Politicians are weaponising violence against women and girls in Afghanistan to legitimise virulent racism and anti-immigrant sentiment, campaigners and politicians have claimed.
Reports have surfaced of Afghan women being forced to marry Taliban fighters - who seized control of the south Asian nation in recent days - quit their jobs and remain at home, as well as enduring public flogging.
Some European politicians have responded to the crisis by focussing on anti-migrant and anti-refugee rhetoric.
Speaking in a televised speech after the Taliban seized Kabul, France’s president Emmanuel Macron warned France needs a strong plan to “anticipate and protect itself from a wave of migrants” from Afghanistan.
Austria’s interior minister Karl Nehammer said the country will consider removing failed Afghan asylum seekers to “deportation centres” in nearby countries and in Germany, Armin Laschet, the Christian Democratic Union’s candidate for chancellor, warned: “2015 should not repeat itself.”
This is a reference to the refugee crisis which started that year and saw Germany's chancellor Angela Merkel open the country's borders to more than a million asylum-seeking migrants.
In Hungary, Levente Magyar, parliamentary undersecretary of the foreign ministry, warned: “Hungary will not accept Afghan migrants without any restrictions.”
Experts have warned some politician’s responses to the humanitarian crisis in Afghanistan are an attempt to appease the far right.
Joe Mulhall, head of research at Hope not hate, the UK’s leading antifascism campaign group, told The Independent: “For some on the far right the tragic events in Afghanistan are being seen an opportunity to push anti-Muslim politics in the west.
“Despite misogyny being fundamental to the worldview of the far right, there are now extremists out there who are pretending to care about women’s rights. Everyone must condemn the Taliban without reservation and also ignore those on the far right seeking to exploit this terrible situation to push racist tropes in Europe.”
While Kate Osamor, Labour MP for Jarrow, argued it would be “naive” to say the far right does not monopolise on the mistreatment of women to further their own ideologies.

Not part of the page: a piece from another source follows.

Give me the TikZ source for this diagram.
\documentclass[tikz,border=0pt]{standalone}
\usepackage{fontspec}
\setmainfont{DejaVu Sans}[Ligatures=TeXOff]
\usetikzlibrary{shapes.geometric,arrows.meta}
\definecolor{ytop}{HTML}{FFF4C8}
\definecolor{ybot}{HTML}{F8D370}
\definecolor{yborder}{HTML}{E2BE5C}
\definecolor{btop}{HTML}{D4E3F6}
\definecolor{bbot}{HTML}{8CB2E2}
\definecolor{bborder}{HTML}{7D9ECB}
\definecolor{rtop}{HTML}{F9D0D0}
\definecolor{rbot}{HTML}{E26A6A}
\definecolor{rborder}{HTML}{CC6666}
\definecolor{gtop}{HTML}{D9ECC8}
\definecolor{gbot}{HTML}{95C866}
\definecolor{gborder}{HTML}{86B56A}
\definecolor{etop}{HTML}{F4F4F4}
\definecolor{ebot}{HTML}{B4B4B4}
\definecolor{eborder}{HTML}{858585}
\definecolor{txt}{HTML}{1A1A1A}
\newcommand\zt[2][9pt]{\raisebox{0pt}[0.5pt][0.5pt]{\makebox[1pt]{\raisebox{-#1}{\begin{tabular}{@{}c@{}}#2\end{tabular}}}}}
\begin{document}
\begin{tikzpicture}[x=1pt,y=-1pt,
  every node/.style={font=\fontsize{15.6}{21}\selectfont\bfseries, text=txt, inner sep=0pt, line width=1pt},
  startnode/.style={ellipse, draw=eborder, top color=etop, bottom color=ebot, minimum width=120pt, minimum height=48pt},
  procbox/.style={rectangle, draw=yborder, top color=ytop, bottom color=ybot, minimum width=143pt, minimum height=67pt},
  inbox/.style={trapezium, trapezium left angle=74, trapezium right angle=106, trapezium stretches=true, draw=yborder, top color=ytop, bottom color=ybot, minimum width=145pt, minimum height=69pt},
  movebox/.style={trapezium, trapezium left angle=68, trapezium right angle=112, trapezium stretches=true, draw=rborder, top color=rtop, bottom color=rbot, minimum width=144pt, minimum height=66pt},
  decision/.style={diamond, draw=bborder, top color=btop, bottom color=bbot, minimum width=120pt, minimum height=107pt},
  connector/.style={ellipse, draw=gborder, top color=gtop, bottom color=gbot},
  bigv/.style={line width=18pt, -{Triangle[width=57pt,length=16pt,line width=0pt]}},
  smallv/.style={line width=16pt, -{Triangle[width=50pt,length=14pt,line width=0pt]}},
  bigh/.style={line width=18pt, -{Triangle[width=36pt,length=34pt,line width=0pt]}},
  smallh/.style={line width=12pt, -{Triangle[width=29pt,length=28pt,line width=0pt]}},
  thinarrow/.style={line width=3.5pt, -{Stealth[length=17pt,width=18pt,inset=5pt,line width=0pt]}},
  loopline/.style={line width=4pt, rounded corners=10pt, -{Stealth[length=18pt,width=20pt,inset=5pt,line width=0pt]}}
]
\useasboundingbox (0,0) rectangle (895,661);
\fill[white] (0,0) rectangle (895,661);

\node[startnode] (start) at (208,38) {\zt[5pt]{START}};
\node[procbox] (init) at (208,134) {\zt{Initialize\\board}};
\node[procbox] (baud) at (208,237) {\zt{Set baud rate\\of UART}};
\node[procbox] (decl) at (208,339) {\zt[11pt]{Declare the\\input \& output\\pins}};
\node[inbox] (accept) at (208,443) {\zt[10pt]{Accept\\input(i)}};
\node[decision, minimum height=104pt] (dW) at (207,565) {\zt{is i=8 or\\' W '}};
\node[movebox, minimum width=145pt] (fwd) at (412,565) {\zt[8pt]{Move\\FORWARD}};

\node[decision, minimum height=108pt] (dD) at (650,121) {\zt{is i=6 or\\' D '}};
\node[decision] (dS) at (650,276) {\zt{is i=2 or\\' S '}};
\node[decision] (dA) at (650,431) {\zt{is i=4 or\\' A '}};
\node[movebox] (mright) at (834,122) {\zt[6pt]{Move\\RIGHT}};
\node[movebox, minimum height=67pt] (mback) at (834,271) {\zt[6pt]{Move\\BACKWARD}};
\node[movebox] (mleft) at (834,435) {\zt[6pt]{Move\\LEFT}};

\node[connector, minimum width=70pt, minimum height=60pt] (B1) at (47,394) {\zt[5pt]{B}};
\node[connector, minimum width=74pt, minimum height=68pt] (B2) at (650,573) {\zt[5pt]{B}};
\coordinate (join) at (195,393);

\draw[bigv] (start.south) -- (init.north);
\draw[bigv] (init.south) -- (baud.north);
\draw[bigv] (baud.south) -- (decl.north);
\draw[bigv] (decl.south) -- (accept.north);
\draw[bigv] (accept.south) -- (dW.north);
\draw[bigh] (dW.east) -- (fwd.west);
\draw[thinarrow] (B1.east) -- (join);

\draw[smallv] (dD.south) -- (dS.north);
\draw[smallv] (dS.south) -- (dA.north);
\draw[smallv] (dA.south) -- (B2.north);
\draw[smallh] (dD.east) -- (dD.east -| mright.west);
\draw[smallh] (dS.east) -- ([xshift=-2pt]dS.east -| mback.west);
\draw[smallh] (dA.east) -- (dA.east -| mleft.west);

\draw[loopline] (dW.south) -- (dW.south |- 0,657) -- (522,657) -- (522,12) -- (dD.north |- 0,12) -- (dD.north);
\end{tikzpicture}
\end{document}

Ms Osamor added: “The far right uses it. I am extremely concerned for the women and children in Afghanistan. I’m concerned that no real action will come out of today’s debate in parliament. It is not a vote.
“The government needs to take some positive concrete action to support people in Afghanistan - particularly women and children. We need to open our doors. I am concerned for all people in Afghanistan.

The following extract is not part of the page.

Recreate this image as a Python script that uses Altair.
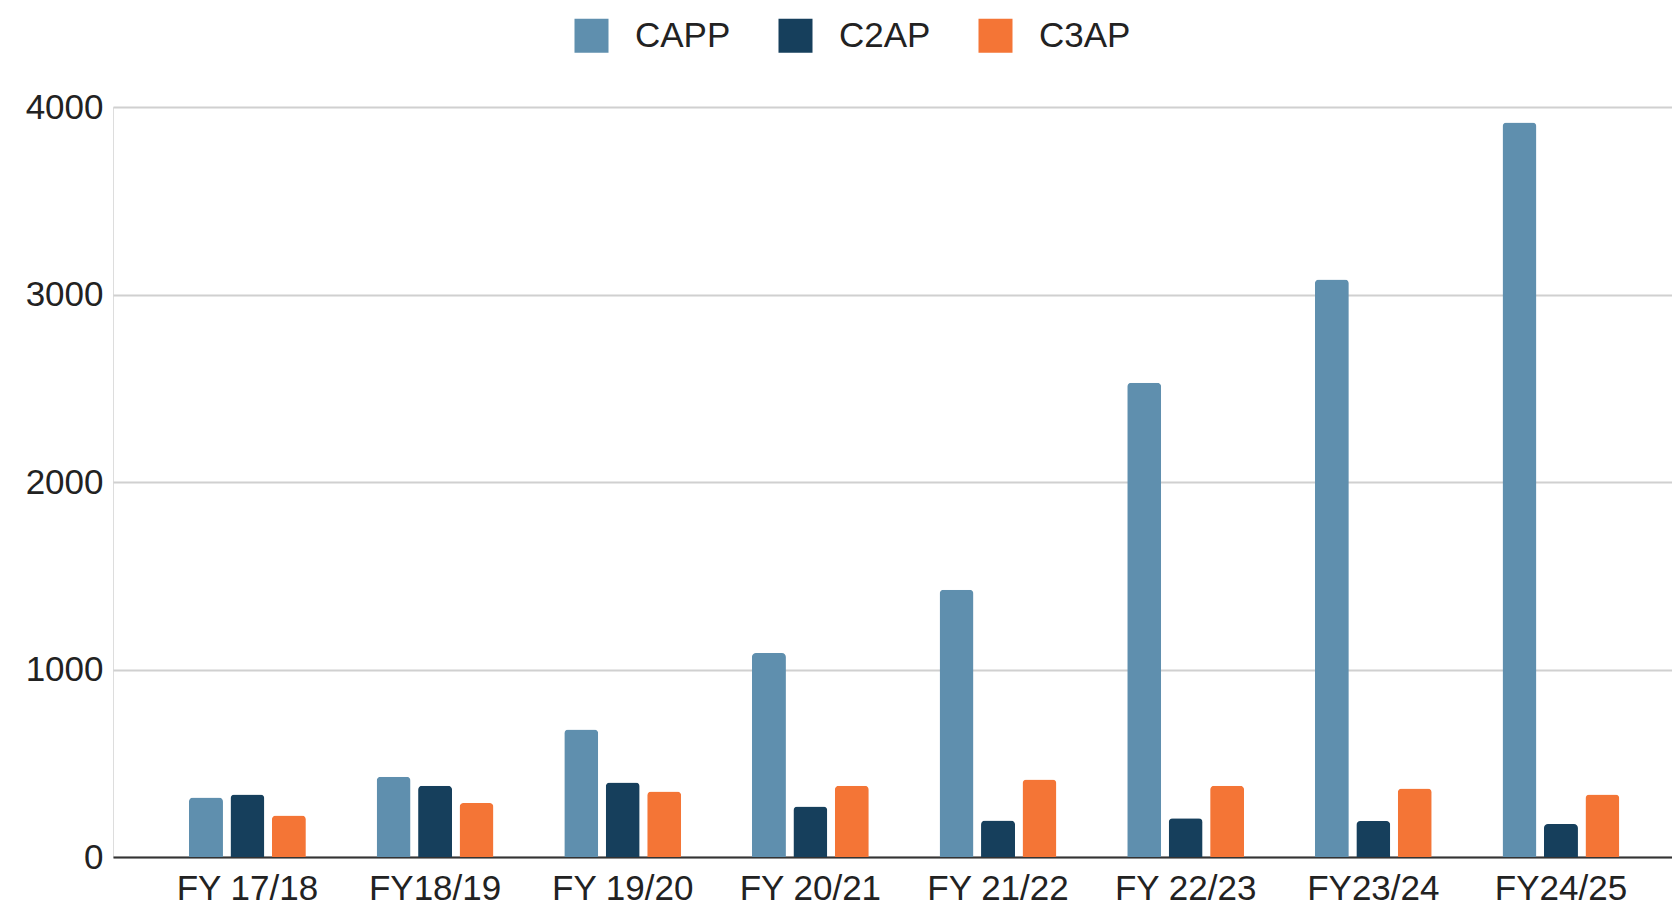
import altair as alt
import pandas as pd

years = ["FY 17/18", "FY18/19", "FY 19/20", "FY 20/21", "FY 21/22", "FY 22/23", "FY23/24", "FY24/25"]
series = ["CAPP", "C2AP", "C3AP"]
capp = [318, 428, 680, 1088, 1426, 2530, 3080, 3918]
c2ap = [334, 380, 397, 270, 195, 207, 192, 176]
c3ap = [222, 288, 350, 380, 413, 380, 366, 333]
colors = ["#5f8fae", "#163f5c", "#f47536"]

rows = []
for i, y in enumerate(years):
    for s, vals in zip(series, [capp, c2ap, c3ap]):
        rows.append({"year": y, "series": s, "value": vals[i]})
df = pd.DataFrame(rows)

FONT = "Liberation Sans"

chart = alt.Chart(df).mark_bar(cornerRadiusTopLeft=4, cornerRadiusTopRight=4).encode(
    x=alt.X("year:N", sort=years, title=None,
            scale=alt.Scale(paddingInner=0.377, paddingOuter=0.3426, align=0.591),
            axis=alt.Axis(labelAngle=0, labelFontSize=35, labelColor="#222222", labelFont=FONT,
                          ticks=False, domainColor="#333333", domainWidth=2, labelPadding=14,
                          grid=False)),
    xOffset=alt.XOffset("series:N", sort=series, scale=alt.Scale(paddingInner=0.18, paddingOuter=0)),
    y=alt.Y("value:Q", title=None,
            scale=alt.Scale(domain=[0, 4000], nice=False),
            axis=alt.Axis(values=[0, 1000, 2000, 3000, 4000], format="d", labelFontSize=35,
                          labelColor="#222222", labelFont=FONT, ticks=False, domain=False,
                          gridColor="#d0d0d0", gridWidth=2, labelPadding=10)),
    color=alt.Color("series:N", sort=series,
                    scale=alt.Scale(domain=series, range=colors),
                    legend=alt.Legend(orient="none", legendX=461, legendY=-89, direction="horizontal",
                                      title=None, symbolType="square", symbolSize=1156,
                                      symbolStrokeWidth=0, labelFontSize=35, labelFont=FONT,
                                      labelColor="#222222", labelOffset=26, columnPadding=47,
                                      padding=0)),
).properties(
    width=1559, height=750,
    autosize=alt.AutoSizeParams(type="none"),
    padding={"left": 105, "top": 99, "right": 0, "bottom": 49},
).configure_view(stroke=None).configure(background="white")

chart.save("out.html", embed_options={"renderer": "svg", "actions": False})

“While we are sitting around talking, people are dying and fearing for their lives and we have a responsibility to help them.”
Since American troops began leaving Afghanistan in May, the Taliban has steadfastly invaded the nation. Female Afghan journalists and healthcare workers have been killed in a slew of attacks since peace negotiations started between the Taliban and the American-backed Afghan government last year.
While the Taliban denies perpetrating these attacks, government ministers hold them responsible.
Andrea Simon, director of End Violence Against Women Coalition, a leading UK organisation, told The Independent liberating women is not of “genuine interest” to far right groups.
“They selectively condemn the treatment of women and instrumentalise calls to protect and defend women’s human rights to reinforce racist white supremacist narratives and spread hate-filled rhetoric,” Ms Simon added.
“Violence against women is fuelled by right-wing regressive policies and extremism around the world. We cannot let the horrific events in Afghanistan be commodified and manipulated into serving the hate-fuelled interests of the white supremacist far right movement.”
The campaigner warned the humanitarian catastrophe currently ravaging Afghanistan is having “devastating” repercussions on women.
“And it is right to expect safe passage and asylum to be offered to all those who need to flee Afghanistan for safety,” Ms Simon said. “There is no room for racist tropes of white saviourism, used to legitimise islamophobia and erase the agency of Muslim women, or diminish their role as key human rights activists and defenders whose voices need to be central to any response to the crisis.”
Zabihullah Mujahid, a spokesman for the Taliban, promised the group would honour women’s rights, but within the norms of Islamic law on Tuesday.
But experts have raised grave fears the hard-fought rights Afghan women have won in the two decades since the Taliban were defeated could be rolled back.
Women were blocked from working and girls were barred from going to school when the Taliban last ruled the country between the mid 1990’s and 2001. While women had to be chaperoned by a male relative if they wanted to leave the house during this period.
Shaista Aziz, a women’s rights and anti-racism campaigner, told The Independent: “The disastrous war on terror has claimed the lives of hundreds and thousands of civilians in Afghanistan, Iraq, Pakistan, Syria, Yemen and beyond.
“It has also pushed back women’s and girls rights and fuelled and mainstreamed Islamophobia, racism and anti-refugee and migrant hatred.
“The crisis in Afghanistan will be used as a lightning rod by the Taliban to further dehumanise women and girls but will also be used by extremists everywhere to increase racism, division and hate. It is essential that politicians, public figures and the media act in a responsible and measured way.”